Dans une étude de 2008, avant le fameux décret, Benoit Galand (UCL) montrait que "concernant les établissements scolaires, le libre choix des familles a pour conséquence de les mettre en concurrence pour capter les élèves…Plus précisément, les recherches en sciences de l’éducation montrent que cette mise en concurrence a généralement pour effet d’inciter les écoles à sélectionner les publics les plus rentables" c’est-à-dire les élèves les mieux adaptés àl’Ecole, c’est-à-dire généralement ceux des milieux favorisés. Le mouvement est renforcé par les démarches des parents de milieu défavorisé. "Schématiquement, les parents peu ou pas scolarisés et/ou vivant dans une certaine précarité économique tendent à privilégier le critère de proximité, l’école du quartier". Sans dispositif compensateur, le libre choix augmente la ségrégation scolaire". Cette étude a poussé le gouvernement à sortir de la liberté totale, pourtant historique, pour mettre en place une commission de régulation. C’est cette nouvelle procédure qui est critiquée par la diffusion des abus constatés par RTL.

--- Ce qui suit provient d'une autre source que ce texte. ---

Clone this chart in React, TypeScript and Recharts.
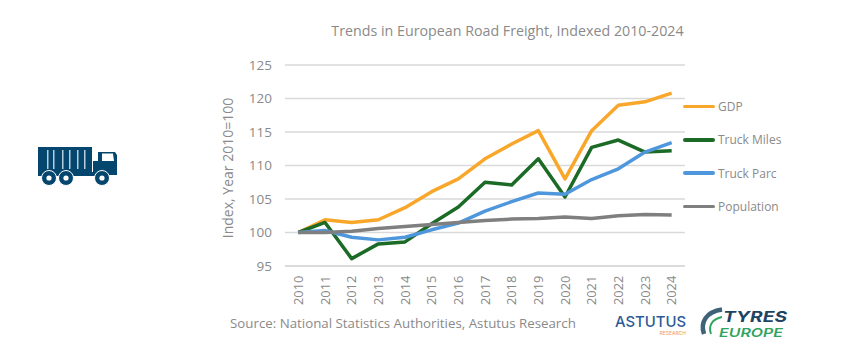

Le cas belge s’avère décidément intéressant. Les mauvais résultats du système éducatif français belge , du fait de ses discriminations, avaient amené le gouvernement à rompre avec la liberté totale d’inscriptions pour envisager d’abord une gestion chronologique des inscriptions, puis une gestion régulée de façon complexe. L’exemple belge montrait que la liberté totale de choix d’établissement était un leurre couteux en terme d’efficacité scolaire et de justice sociale. L’émission de RTL montre que la régulation est une tâche complexe dans un pays où la tradition de discrimination est bien installée. Il ne faut pas pour autant revenir à la liberté de la jungle scolaire précédente, mais peut-être simplement se donner les moyens de mieux faire appliquer les règles.